The episode has revived debate on broadcast media regulation in India at a time when TV channels are proliferating. The Ministry of Information and Broadcasting counts 300 channels in India today, and expects that number to reach 400 by next year. The mushrooming of channels in what had once been a government monopoly market has raised issues of foreign ownership, competition and content regulation, for which the existing legal framework is inadequate. Content regulation has been an especially hot topic in the wake of a series of sting operations by news channels, starting with the 2001 Tehelka expose of an arms procurement kickback scandal involving leading political figures and army top brass. Since then, many news channels have mimicked Tehelka's method — in that instance, reporters posed as arms dealers offering bribes — to tackle everything from corruption in the judiciary to the Bollywood casting couch. But the ethics and legality of such entrapment is increasingly under scrutiny.
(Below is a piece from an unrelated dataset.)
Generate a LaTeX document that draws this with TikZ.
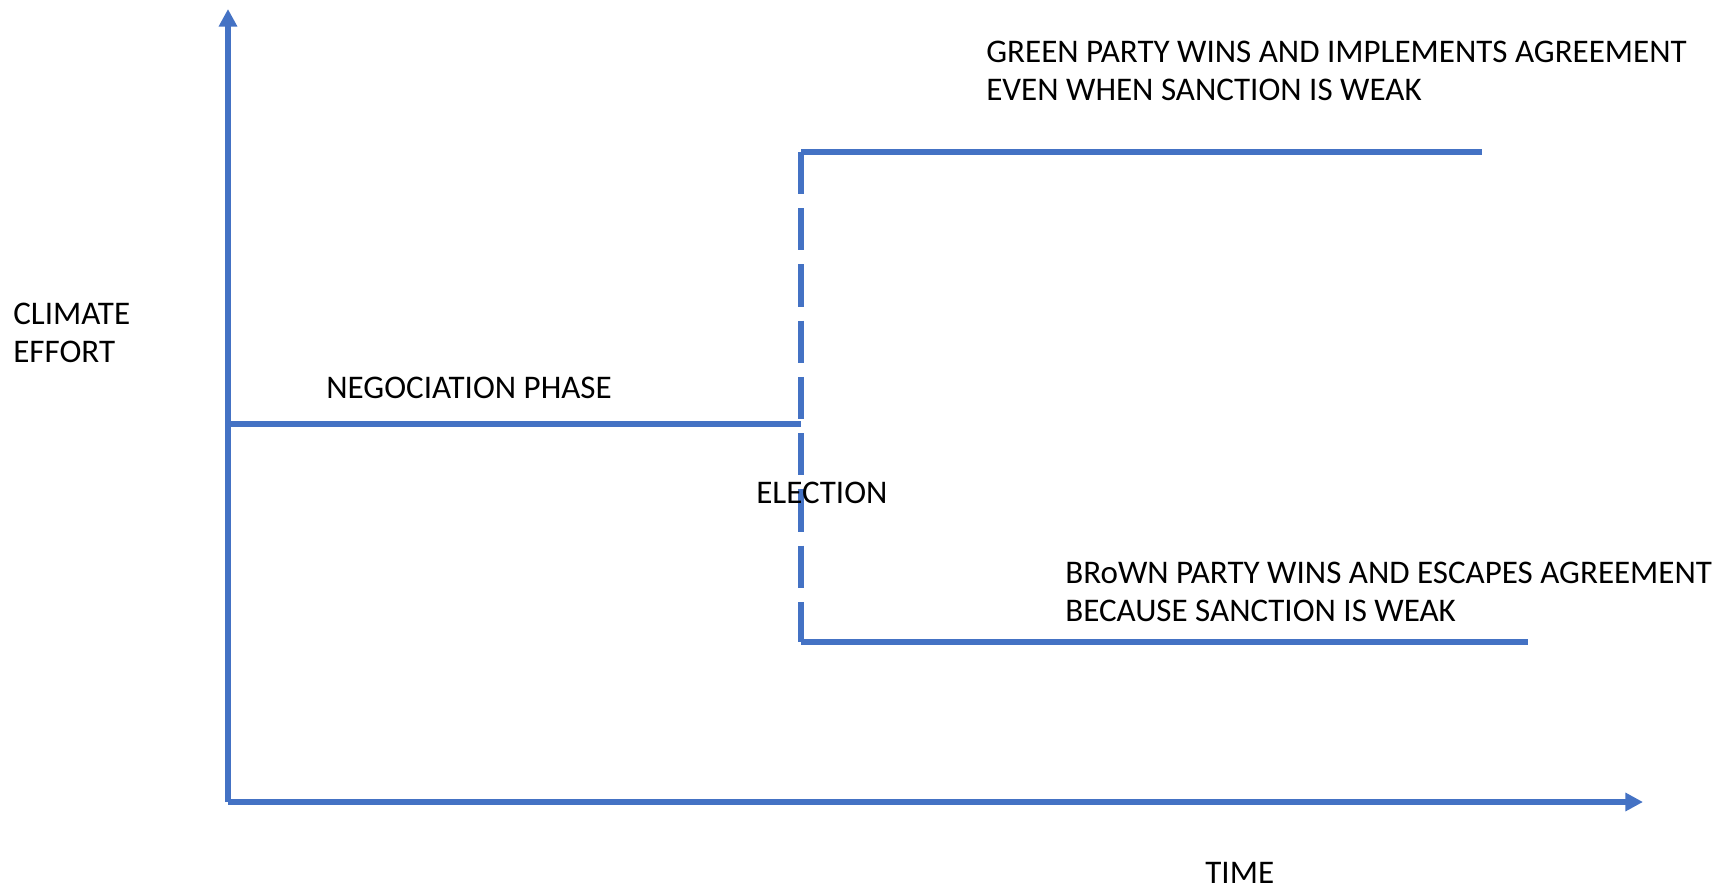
\documentclass[tikz,border=0pt]{standalone}
\usepackage{fontspec}
\setmainfont{Carlito}
\usepackage{tikz}
\usetikzlibrary{arrows.meta}
\usetikzlibrary{positioning}

\definecolor{effortblue}{HTML}{4472C4}

\begin{document}
\begin{tikzpicture}[x=0.02cm, y=-0.02cm,
    line/.style={draw=effortblue, line width=3.5pt},
    label/.style={anchor=west, align=left, inner sep=0pt, font=\fontsize{18.8}{21.8}\selectfont}]

        % Frame of the picture
        \useasboundingbox (0, 0) rectangle (1715, 889);

        % Election time on the time axis
        \def\telect{801}

        % Effort levels
        \def\negot{424}
        \def\green{152}
        \def\brown{642}

        % Axes
        \coordinate (origin) at (228, 802);
        \coordinate (ytop) at (228, 9);
        \coordinate (xend) at (1643, 802);
        \draw[line, -{Triangle[length=10pt, width=10pt]}] (origin) -- (ytop);
        \draw[line, -{Triangle[length=10pt, width=10pt]}] (origin) -- (xend);

        % Negociation phase
        \coordinate (n0) at (228, \negot);
        \coordinate (n1) at (\telect, \negot);
        \draw[line] (n0) -- (n1);

        % Election splits into the two outcomes
        \coordinate (g0) at (\telect, \green);
        \coordinate (g1) at (1482, \green);
        \coordinate (b0) at (\telect, \brown);
        \coordinate (b1) at (1528, \brown);
        \draw[line, dash pattern=on 24pt off 8pt] (g0) -- (b0);
        \draw[line] (g0) -- (g1);
        \draw[line] (b0) -- (b1);

        % Labels
        \node[label] (yname) at (13, 333) {CLIMATE\\EFFORT};
        \node[label] (negname) at (326, 388) {NEGOCIATION PHASE};
        \node[label] (elecname) at (756, 493) {ELECTION};
        \node[label] (greenname) at (986, 71) {GREEN PARTY WINS AND IMPLEMENTS AGREEMENT\\EVEN WHEN SANCTION IS WEAK};
        \node[label] (brownname) at (1065, 592) {BRoWN PARTY WINS AND ESCAPES AGREEMENT\\BECAUSE SANCTION IS WEAK};
        \node[label] (xname) at (1205, 873) {TIME};

      \end{tikzpicture}
\end{document}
Aniruddha Bahal, a veteran of Tehelka's arms-procurement expose and also of a similar investigation of match-fixing in international cricket, says sting operations are justified when the issue is of overwhelming public interest. However, he says, prior information and research are a must, and hidden cameras should be used only if they are the only way to get information. "The basic task of a journalist in a developing country is to expose corruption to ensure that resources go in the right direction," Bahal says. "Corruption is such a huge issue in India, and there are so many stories out there. That is why there have been so many sting operations lately."

Critics of the practice point out that media stings are not always so public-spirited. "Often sting operations are used as a relatively low-cost way to win attention and viewership," says Sevanthi Ninan, who heads a media watch website called "And if a channel uses outsourced stings from a regional journalist, it works out even cheaper."

The Uma Khurana hoax "sting" came as the government has presented the industry with a Broadcasting Services Regulation Bill, which it says is aimed at maintaining a level playing field and ensuring quality content. Broadcasters and journalists have been up in arms against the "content regulation" clause, which they see as a tool to gag the media, and have instead demanded that content regulation be left to the industry. Episodes like the schoolteacher sting operation don't help their case. Barkha Dutt, the managing editor of news channel NDTV 24x7, in an op-ed piece in the Hindustan Times, called the story Indian media's "own moment of shame and ignominy," which could give the government an excuse to go ahead with the "imperious and inane" bill.

Thus far, the public has been given little say in the debate. "Civil society in India has not chosen to be proactive on the media yet," says Ninan. Last week, the Editors' Guild of India, while opposing the broadcast bill in its present form, suggested a role for civil society in media monitoring. Akhila Sivadas, executive director of the New Delhi-based Center for Advocacy and Research, believes the common person cherishes freedom of the press, and "when it comes to choosing between regulation by the government or by the media, people will be on the side of the media." Ninan adds, "Mandatory licensing is a must, accompanied by a system of taking complaints from the public. The complaints that are upheld should accumulate until the offending channel loses its license."

Criminals certainly appear to understand the power of the media over corrupt politicians — even as the debate over regulation rages, three people have reportedly been arrested for impersonating journalists and attempting to extort money by threatening to run a sting operation on a Member of Parliament from the eastern state of Jharkhand.